Retype, with no alterations, every line between the one containing "Clone this chart in Plotly." and the one containing "import plotly.graph_objects as go", counting both of those lines too. Pictures are to be left out.

Records with drawing code:
===============

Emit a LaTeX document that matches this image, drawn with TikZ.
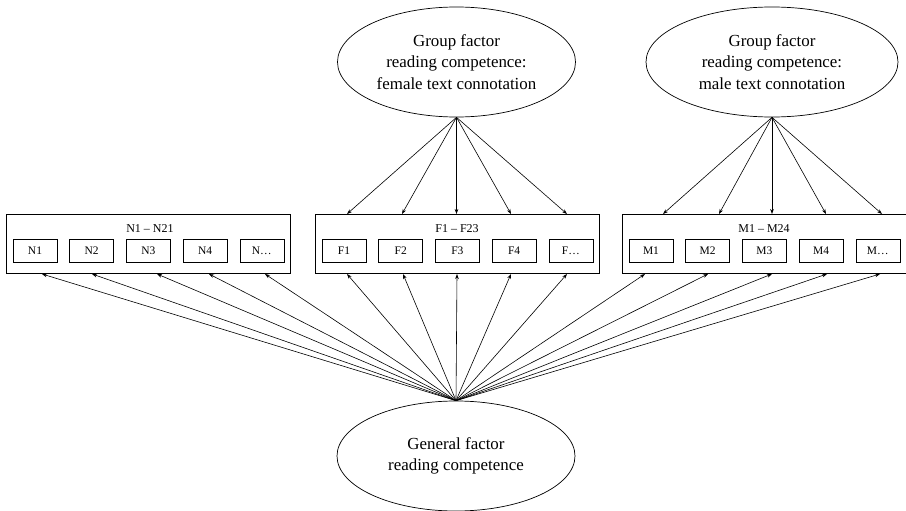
\documentclass[tikz,border=0pt]{standalone}
\usepackage{fontspec}
\setmainfont{Liberation Serif}
\usetikzlibrary{shapes.geometric,arrows.meta}
\tikzset{
  factor/.style={draw, ellipse, minimum width=238pt, minimum height=110pt, inner sep=0pt, align=center, font=\fontsize{16.9}{21.5}\selectfont, line width=0.7pt},
  outerbox/.style={draw, minimum width=284pt, minimum height=59pt, inner sep=0pt, line width=0.7pt},
  itembox/.style={draw, minimum width=44pt, minimum height=23pt, inner sep=0pt, font=\fontsize{11.5}{13}\selectfont, line width=0.6pt},
  boxtitle/.style={font=\fontsize{12}{14}\selectfont, inner sep=0pt},
  load/.style={-{Stealth[length=5pt,width=3.6pt]}, line width=0.6pt}
}
\begin{document}
\begin{tikzpicture}[x=1pt,y=-1pt]
\useasboundingbox (0,0) rectangle (906,511);
% ellipses
\node[factor] (gf) at (456.5,62) {Group factor\\reading competence:\\female text connotation};
\node[factor, minimum width=252pt] (gm) at (772,62) {Group factor\\reading competence:\\male text connotation};
\node[factor] (gen) at (456,456) {General factor\\reading competence};
% outer boxes
\node[outerbox] (bn) at (148,244) {};
\node[outerbox] (bf) at (457,244) {};
\node[outerbox] (bm) at (764,244) {};
\node[boxtitle] (tn) at (150,229) {N1 -- N21};
\node[boxtitle] (tf) at (457,229) {F1 -- F23};
\node[boxtitle] (tm) at (764,229) {M1 -- M24};
% item boxes
\foreach \i/\lab in {0/1,1/2,2/3,3/4,4/{\dots}} {
  \node[itembox] (n\i) at (35+56.7*\i,250.5) {N\lab};
  \node[itembox] (f\i) at (344+56.7*\i,250.5) {F\lab};
  \node[itembox] (m\i) at (651+56.7*\i,250.5) {M\lab};
}
% arrow end points
\foreach \k/\x in {1/42,2/92,3/157,4/209,5/265}{\coordinate (nb\k) at (\x,274);}
\foreach \k/\x in {1/347,2/403,3/457,4/511,5/567}{\coordinate (fb\k) at (\x,274);}
\foreach \k/\x in {1/645,2/708,3/772,4/827,5/880}{\coordinate (mb\k) at (\x,274);}
\foreach \k/\x in {1/347,2/402,3/456.5,4/511,5/567}{\coordinate (ft\k) at (\x,214);}
\foreach \k/\x in {1/663,2/719,3/772,4/826,5/882}{\coordinate (mt\k) at (\x,214);}
% loadings
\foreach \k in {1,...,5}{
  \draw[load] (gf.south) -- (ft\k);
  \draw[load] (gm.south) -- (mt\k);
  \draw[load] (gen.north) -- (nb\k);
  \draw[load] (gen.north) -- (fb\k);
  \draw[load] (gen.north) -- (mb\k);
}
\end{tikzpicture}
\end{document}
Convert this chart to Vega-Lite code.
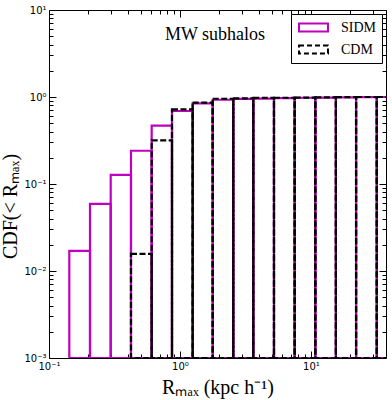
{
  "$schema": "https://vega.github.io/schema/vega-lite/v6.json",
  "width": 337,
  "height": 348,
  "autosize": "none",
  "padding": {"left": 49, "top": 10, "right": 6, "bottom": 42},
  "background": "white",
  "config": {
    "view": {"stroke": "black", "strokeWidth": 1},
    "axis": {"grid": false, "domain": false, "tickColor": "black", "tickWidth": 1, "labelColor": "black", "titleColor": "black"}
  },
  "datasets": {
    "sidm": [
      {"model": "SIDM", "lo": 0.1429, "hi": 0.2056, "cdf": 0.017},
      {"model": "SIDM", "lo": 0.2056, "hi": 0.2958, "cdf": 0.059},
      {"model": "SIDM", "lo": 0.2958, "hi": 0.4226, "cdf": 0.127},
      {"model": "SIDM", "lo": 0.4226, "hi": 0.608, "cdf": 0.241},
      {"model": "SIDM", "lo": 0.608, "hi": 0.869, "cdf": 0.468},
      {"model": "SIDM", "lo": 0.869, "hi": 1.25, "cdf": 0.69},
      {"model": "SIDM", "lo": 1.25, "hi": 1.778, "cdf": 0.846},
      {"model": "SIDM", "lo": 1.778, "hi": 2.553, "cdf": 0.93},
      {"model": "SIDM", "lo": 2.553, "hi": 3.63, "cdf": 0.95},
      {"model": "SIDM", "lo": 3.63, "hi": 5.22, "cdf": 0.96},
      {"model": "SIDM", "lo": 5.22, "hi": 7.51, "cdf": 0.97},
      {"model": "SIDM", "lo": 7.51, "hi": 10.8, "cdf": 0.98},
      {"model": "SIDM", "lo": 10.8, "hi": 15.5, "cdf": 0.985},
      {"model": "SIDM", "lo": 15.5, "hi": 22.1, "cdf": 0.99},
      {"model": "SIDM", "lo": 22.1, "hi": 31.8, "cdf": 0.995},
      {"model": "SIDM", "lo": 31.8, "hi": 45.3, "cdf": 1.0}
    ],
    "cdm": [
      {"model": "CDM", "lo": 0.4226, "hi": 0.608, "cdf": 0.0157},
      {"model": "CDM", "lo": 0.608, "hi": 0.869, "cdf": 0.318},
      {"model": "CDM", "lo": 0.869, "hi": 1.25, "cdf": 0.72},
      {"model": "CDM", "lo": 1.25, "hi": 1.778, "cdf": 0.86},
      {"model": "CDM", "lo": 1.778, "hi": 2.553, "cdf": 0.955},
      {"model": "CDM", "lo": 2.553, "hi": 3.63, "cdf": 0.965},
      {"model": "CDM", "lo": 3.63, "hi": 5.22, "cdf": 0.975},
      {"model": "CDM", "lo": 5.22, "hi": 7.51, "cdf": 0.98},
      {"model": "CDM", "lo": 7.51, "hi": 10.8, "cdf": 0.985},
      {"model": "CDM", "lo": 10.8, "hi": 15.5, "cdf": 0.99},
      {"model": "CDM", "lo": 15.5, "hi": 22.1, "cdf": 0.995},
      {"model": "CDM", "lo": 22.1, "hi": 31.8, "cdf": 1.0},
      {"model": "CDM", "lo": 31.8, "hi": 45.3, "cdf": 1.0}
    ]
  },
  "resolve": {"axis": {"x": "independent", "y": "independent"}},
  "layer": [
    {
      "data": {"name": "sidm"},
      "mark": {"type": "rect", "filled": false, "strokeWidth": 2.2, "clip": true},
      "encoding": {
        "x": {
          "field": "lo", "type": "quantitative",
          "scale": {"type": "log", "domain": [0.1, 37.4], "nice": false},
          "axis": {
            "orient": "bottom",
            "values": [0.1, 0.2, 0.3, 0.4, 0.5, 0.6, 0.7, 0.8, 0.9, 1, 2, 3, 4, 5, 6, 7, 8, 9, 10, 20, 30],
            "tickSize": {"condition": {"test": "abs(log(datum.value)/LN10 - round(log(datum.value)/LN10)) < 0.001", "value": -7}, "value": -4},
            "labelExpr": "abs(log(datum.value)/LN10 - round(log(datum.value)/LN10)) < 0.001 ? '10' + replace(replace(replace(replace(replace('' + round(log(datum.value)/LN10), '-', '⁻'), '0', '⁰'), '1', '¹'), '2', '²'), '3', '³') : ''",
            "labelFont": "DejaVu Sans", "labelFontSize": 10, "labelPadding": 10,
            "labelFlush": false, "labelOverlap": false,
            "title": "Rₘₐₓ (kpc h⁻¹)",
            "titleFont": "Liberation Serif", "titleFontSize": 20, "titleFontWeight": "normal", "titlePadding": 3
          }
        },
        "x2": {"field": "hi"},
        "y": {
          "field": "cdf", "type": "quantitative",
          "scale": {"type": "log", "domain": [0.001, 10], "nice": false},
          "axis": {
            "orient": "left",
            "values": [0.001, 0.002, 0.003, 0.004, 0.005, 0.006, 0.007, 0.008, 0.009, 0.01, 0.02, 0.03, 0.04, 0.05, 0.06, 0.07, 0.08, 0.09, 0.1, 0.2, 0.3, 0.4, 0.5, 0.6, 0.7, 0.8, 0.9, 1, 2, 3, 4, 5, 6, 7, 8, 9, 10],
            "tickSize": {"condition": {"test": "abs(log(datum.value)/LN10 - round(log(datum.value)/LN10)) < 0.001", "value": -7}, "value": -4},
            "labelExpr": "abs(log(datum.value)/LN10 - round(log(datum.value)/LN10)) < 0.001 ? '10' + replace(replace(replace(replace(replace('' + round(log(datum.value)/LN10), '-', '⁻'), '0', '⁰'), '1', '¹'), '2', '²'), '3', '³') : ''",
            "labelFont": "DejaVu Sans", "labelFontSize": 10, "labelPadding": 10,
            "labelFlush": false, "labelOverlap": false,
            "title": "CDF(< Rₘₐₓ)",
            "titleFont": "Liberation Serif", "titleFontSize": 20, "titleFontWeight": "normal", "titlePadding": 3,
            "titleY": 196
          }
        },
        "y2": {"datum": 0.001},
        "stroke": {
          "field": "model", "type": "nominal",
          "scale": {"domain": ["SIDM", "CDM"], "range": ["#bf00bf", "black"]},
          "legend": {
            "title": null, "orient": "top-right", "offset": 4,
            "strokeColor": "black", "fillColor": "white", "padding": 5, "cornerRadius": 0,
            "symbolType": "M-2,-0.55H2V0.55H-2Z", "symbolSize": 210, "symbolStrokeWidth": 2,
            "symbolFillColor": "transparent", "symbolOffset": 9,
            "labelFont": "Liberation Serif", "labelFontSize": 14, "labelOffset": 19, "rowPadding": 5,
            "encode": {"symbols": {"update": {"strokeDash": {"signal": "datum.value === 'CDM' ? [5, 3] : [1, 0]"}}}}
          }
        }
      }
    },
    {
      "data": {"name": "cdm"},
      "mark": {"type": "rect", "filled": false, "strokeWidth": 2.2, "strokeDash": [6, 2.5], "clip": true},
      "encoding": {
        "x": {
          "field": "lo", "type": "quantitative",
          "axis": {
            "orient": "top",
            "values": [0.1, 0.2, 0.3, 0.4, 0.5, 0.6, 0.7, 0.8, 0.9, 1, 2, 3, 4, 5, 6, 7, 8, 9, 10, 20, 30],
            "tickSize": {"condition": {"test": "abs(log(datum.value)/LN10 - round(log(datum.value)/LN10)) < 0.001", "value": -7}, "value": -4},
            "labels": false, "title": null
          }
        },
        "x2": {"field": "hi"},
        "y": {
          "field": "cdf", "type": "quantitative",
          "axis": {
            "orient": "right",
            "values": [0.001, 0.002, 0.003, 0.004, 0.005, 0.006, 0.007, 0.008, 0.009, 0.01, 0.02, 0.03, 0.04, 0.05, 0.06, 0.07, 0.08, 0.09, 0.1, 0.2, 0.3, 0.4, 0.5, 0.6, 0.7, 0.8, 0.9, 1, 2, 3, 4, 5, 6, 7, 8, 9, 10],
            "tickSize": {"condition": {"test": "abs(log(datum.value)/LN10 - round(log(datum.value)/LN10)) < 0.001", "value": -7}, "value": -4},
            "labels": false, "title": null
          }
        },
        "y2": {"datum": 0.001},
        "stroke": {"field": "model", "type": "nominal"}
      }
    },
    {
      "data": {"values": [{"label": "MW subhalos", "px": 1.85, "py": 5.2}]},
      "mark": {"type": "text", "font": "Liberation Serif", "fontSize": 18, "align": "center", "baseline": "middle", "color": "black"},
      "encoding": {
        "x": {"field": "px", "type": "quantitative", "axis": null},
        "y": {"field": "py", "type": "quantitative", "axis": null},
        "text": {"field": "label"}
      }
    }
  ]
}
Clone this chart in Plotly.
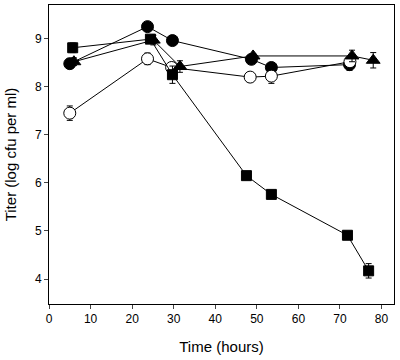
import plotly.graph_objects as go

# Filled circles
fc_x = [5, 23.7, 29.7, 48.7, 53.5, 72.3]
fc_y = [8.48, 9.25, 8.96, 8.57, 8.40, 8.46]
fc_e = [0.1, 0.05, 0.05, 0.05, 0.05, 0.12]
# Open circles
oc_x = [5, 23.7, 29.5, 48.4, 53.5, 72.4]
oc_y = [7.45, 8.58, 8.40, 8.20, 8.22, 8.52]
oc_e = [0.15, 0.12, 0.1, 0.1, 0.15, 0.1]
# Squares
sq_x = [5.7, 24.4, 29.7, 47.5, 53.5, 71.8, 76.9]
sq_y = [8.81, 8.99, 8.25, 6.15, 5.76, 4.91, 4.17]
sq_e = [0.1, 0.05, 0.18, 0.03, 0.03, 0.05, 0.15]
# Triangles
tr_x = [6.0, 25.1, 31.5, 49.1, 72.9, 78.0]
tr_y = [8.52, 8.97, 8.42, 8.64, 8.64, 8.55]
tr_e = [0.08, 0.1, 0.12, 0.05, 0.12, 0.16]

x_ticks = [0, 10, 20, 30, 40, 50, 60, 70, 80]
y_ticks = [4, 5, 6, 7, 8, 9]

fig = go.Figure()

def add(x, y, e, symbol, color, size):
    fig.add_trace(go.Scatter(
        x=x, y=y, mode="lines+markers",
        line=dict(color="black", width=1),
        marker=dict(symbol=symbol, size=size, color=color,
                    line=dict(color="black", width=1)),
        error_y=dict(type="data", array=e, color="black", thickness=1, width=3),
        showlegend=False))

add(fc_x, fc_y, fc_e, "circle", "black", 12)
add(oc_x, oc_y, oc_e, "circle", "white", 12)
add(sq_x, sq_y, sq_e, "square", "black", 10)
add(tr_x, tr_y, tr_e, "triangle-up", "black", 12)

fig.update_layout(
    width=400, height=360,
    margin=dict(l=49, r=6, t=5, b=56),
    plot_bgcolor="white", paper_bgcolor="white",
    font=dict(family="Liberation Sans, Arial", color="black", size=12),
    xaxis=dict(range=[0, 83], tickvals=x_ticks, ticks="outside", ticklen=4,
               automargin=False,
               showline=True, linecolor="black", linewidth=1, mirror=True,
               showgrid=False, zeroline=False,
               title=dict(text="Time (hours)", font=dict(size=15), standoff=16)),
    yaxis=dict(range=[3.48, 9.7], tickvals=y_ticks, ticks="outside", ticklen=4,
               automargin=False,
               showline=True, linecolor="black", linewidth=1, mirror=True,
               showgrid=False, zeroline=False,
               title=dict(text="Titer (log cfu per ml)", font=dict(size=15), standoff=14)),
)

fig.write_html("out.html", config={"displayModeBar": False},
               post_script="document.body.style.margin='0';")
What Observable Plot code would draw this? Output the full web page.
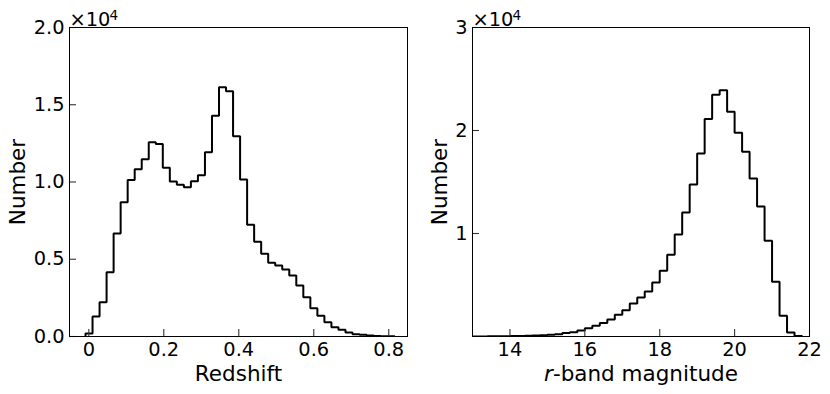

===============

Result:
Clone this chart in Plotly.
import plotly.graph_objects as go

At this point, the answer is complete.